Urgent call for anti-party hopping laws: A cure for political instability
by Cellini Basri
The lack of urgency by the Government to implement the anti-party hopping bill is deeply concerning.
Since 2020, Malaysian politics, has been unstable, volatile and the continuation of this worrying state possess a grave threat to our democracy.
The switching of political allegiances by voted representatives has significantly contributed to the political turmoil and Malaysia can no longer afford another collapse of the Federal government.
With the economic decline and increasing incidence of climate change affecting millions of Malaysians, the need for stability is at an all-time high.
It is no surprise that the enactment of the anti-hopping law became a major component in the Memorandum of Understanding (MoU) signed by the Government and Opposition for bipartisan cooperation last September.
Unfortunately, we have yet to hear words from the Government that signifies serious commitment in implementing anti-party hopping laws. This should have been the Government’s highest priority.
There are no justifiable delays for the tabling of the bill. Especially when the general election is inching closer. Judging from the voter turnout for the past few state elections, we can see that trust in Malaysian democracy is at a decline.

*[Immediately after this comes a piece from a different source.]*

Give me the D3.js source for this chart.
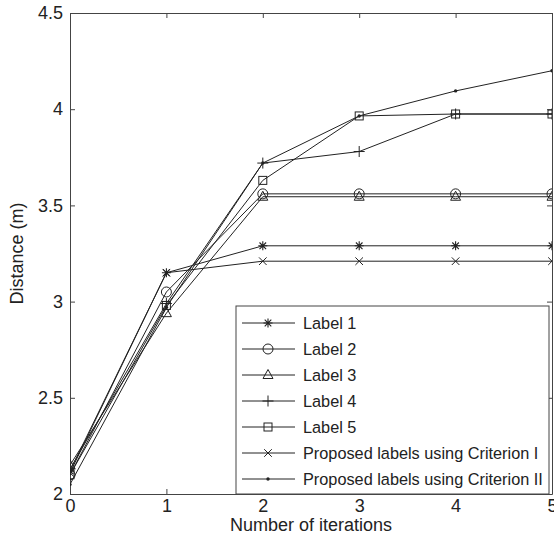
<!DOCTYPE html>
<html>
<head>
<meta charset="utf-8">
<script src="https://cdn.jsdelivr.net/npm/d3@7"></script>
<style>
  body { margin: 0; background: #fff; }
  text { font-family: "Liberation Sans", Arial, sans-serif; fill: #222; }
</style>
</head>
<body>
<div class="svg-div"></div>
<script>
// values
const iterations = [0, 1, 2, 3, 4, 5];
const label1 = [2.12, 3.15, 3.29, 3.29, 3.29, 3.29];
const label2 = [2.10, 3.05, 3.56, 3.56, 3.56, 3.56];
const label3 = [2.15, 2.94, 3.545, 3.545, 3.545, 3.545];
const label4 = [2.13, 2.99, 3.72, 3.78, 3.975, 3.975];
const label5 = [2.10, 2.98, 3.63, 3.965, 3.975, 3.975];
const criterion1 = [2.11, 3.15, 3.21, 3.21, 3.21, 3.21];
const criterion2 = [2.05, 2.97, 3.72, 3.965, 4.095, 4.2];

const seriesNames = ["Label 1", "Label 2", "Label 3", "Label 4", "Label 5",
  "Proposed labels using Criterion I", "Proposed labels using Criterion II"];
const seriesMarkers = ["asterisk", "circle", "triangle", "plus", "square", "cross", "dot"];
const xTicks = [0, 1, 2, 3, 4, 5];
const yTicks = [2, 2.5, 3, 3.5, 4, 4.5];

const allSeries = [label1, label2, label3, label4, label5, criterion1, criterion2];

const svgWidth = 554, svgHeight = 542;
const margin = {top: 13, right: 2, bottom: 48, left: 70};
let width = svgWidth - margin.left - margin.right;
let height = svgHeight - margin.top - margin.bottom;

let svg = d3.select(".svg-div").append("svg")
  .attr("width", svgWidth)
  .attr("height", svgHeight);

let x = d3.scaleLinear().domain([0, 5]).range([0, width]);
let y = d3.scaleLinear().domain([2, 4.5]).range([height, 0]);

let g = svg.append("g")
  .attr("transform", "translate(" + margin.left + "," + margin.top + ")");

// marker drawing
function drawMarker(sel, type) {
  const lineCol = "#222";
  if (type === "asterisk") {
    sel.append("path").attr("d", "M-4.5,0H4.5M0,-4.5V4.5M-3.3,-3.3L3.3,3.3M-3.3,3.3L3.3,-3.3")
      .attr("stroke", lineCol).attr("stroke-width", 1.1).attr("fill", "none");
  } else if (type === "circle") {
    sel.append("circle").attr("r", 5).attr("fill", "none").attr("stroke", lineCol).attr("stroke-width", 1);
  } else if (type === "triangle") {
    sel.append("path").attr("d", "M0,-5.5L5,3.5L-5,3.5Z")
      .attr("fill", "none").attr("stroke", lineCol).attr("stroke-width", 1);
  } else if (type === "plus") {
    sel.append("path").attr("d", "M-5.5,0H5.5M0,-5.5V5.5")
      .attr("stroke", lineCol).attr("stroke-width", 1).attr("fill", "none");
  } else if (type === "square") {
    sel.append("rect").attr("x", -4).attr("y", -4).attr("width", 8).attr("height", 8)
      .attr("fill", "none").attr("stroke", lineCol).attr("stroke-width", 1);
  } else if (type === "cross") {
    sel.append("path").attr("d", "M-3.8,-3.8L3.8,3.8M-3.8,3.8L3.8,-3.8")
      .attr("stroke", lineCol).attr("stroke-width", 1).attr("fill", "none");
  } else if (type === "dot") {
    sel.append("circle").attr("r", 1.7).attr("fill", lineCol);
  }
}

// axes with inside ticks
g.append("g")
  .attr("transform", "translate(0," + height + ")")
  .call(d3.axisBottom(x).tickValues(xTicks).tickSizeInner(-5).tickSizeOuter(0).tickPadding(5).tickFormat(d3.format("d")))
  .call(a => a.selectAll("text").style("font-size", "18px").attr("fill", "#222"));

g.append("g")
  .call(d3.axisLeft(y).tickValues(yTicks).tickSizeInner(-5).tickSizeOuter(0).tickPadding(7).tickFormat(d => String(d)))
  .call(a => a.selectAll("text").style("font-size", "18px").attr("fill", "#222"));

g.append("g")
  .call(d3.axisTop(x).tickValues(xTicks).tickSizeInner(-5).tickSizeOuter(0).tickFormat(""));

g.append("g")
  .attr("transform", "translate(" + width + ",0)")
  .call(d3.axisRight(y).tickValues(yTicks).tickSizeInner(-5).tickSizeOuter(0).tickFormat(""));

g.selectAll(".domain").attr("stroke", "#444");
g.selectAll(".tick line").attr("stroke", "#444");

// series
let line = d3.line()
  .x((d, i) => x(iterations[i]))
  .y(d => y(d));

svg.append("clipPath").attr("id", "plotclip")
  .append("rect").attr("width", width).attr("height", height);

let plot = g.append("g").attr("clip-path", "url(#plotclip)");

allSeries.forEach(function (vals, s) {
  plot.append("path")
    .datum(vals)
    .attr("d", line)
    .attr("fill", "none")
    .attr("stroke", "#222")
    .attr("stroke-width", 1);
  plot.selectAll(".m" + s)
    .data(vals)
    .enter()
    .append("g")
    .attr("class", "m" + s)
    .attr("transform", (d, i) => "translate(" + x(iterations[i]) + "," + y(d) + ")")
    .each(function () { drawMarker(d3.select(this), seriesMarkers[s]); });
});

// legend
let legend = svg.append("g").attr("transform", "translate(236,306)");
legend.append("rect")
  .attr("width", 313).attr("height", 188)
  .attr("fill", "#fff").attr("stroke", "#444").attr("stroke-width", 1);

seriesNames.forEach(function (name, i) {
  let row = legend.append("g").attr("transform", "translate(0," + (17 + i * 26) + ")");
  row.append("line").attr("x1", 6).attr("x2", 59).attr("y1", 0).attr("y2", 0)
    .attr("stroke", "#222").attr("stroke-width", 1);
  drawMarker(row.append("g").attr("transform", "translate(32,0)"), seriesMarkers[i]);
  row.append("text").attr("x", 67).attr("y", 6)
    .style("font-size", "16.3px").text(name);
});

// axis labels
svg.append("text")
  .attr("x", margin.left + width / 2).attr("y", 531)
  .attr("text-anchor", "middle").style("font-size", "18px")
  .text("Number of iterations");

svg.append("text")
  .attr("transform", "translate(23," + (margin.top + height / 2) + ") rotate(-90)")
  .attr("text-anchor", "middle").style("font-size", "18px")
  .text("Distance (m)");
</script>
</body>
</html>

This makes the presence of anti-party hopping legislation before the next General Election even more pertinent in restoring the Rakyat’s confidence in the democratic process.
It should also be noted that what is at stake here is not just the implementation of anti-party hopping legislation but also the MoU. The little amount of stability we have now could fall apart at the seams if this document is not honoured by the signatories.
Democracy is more than just holding elections, and this understanding that should be present among political leaders. Government must table the bill immediately.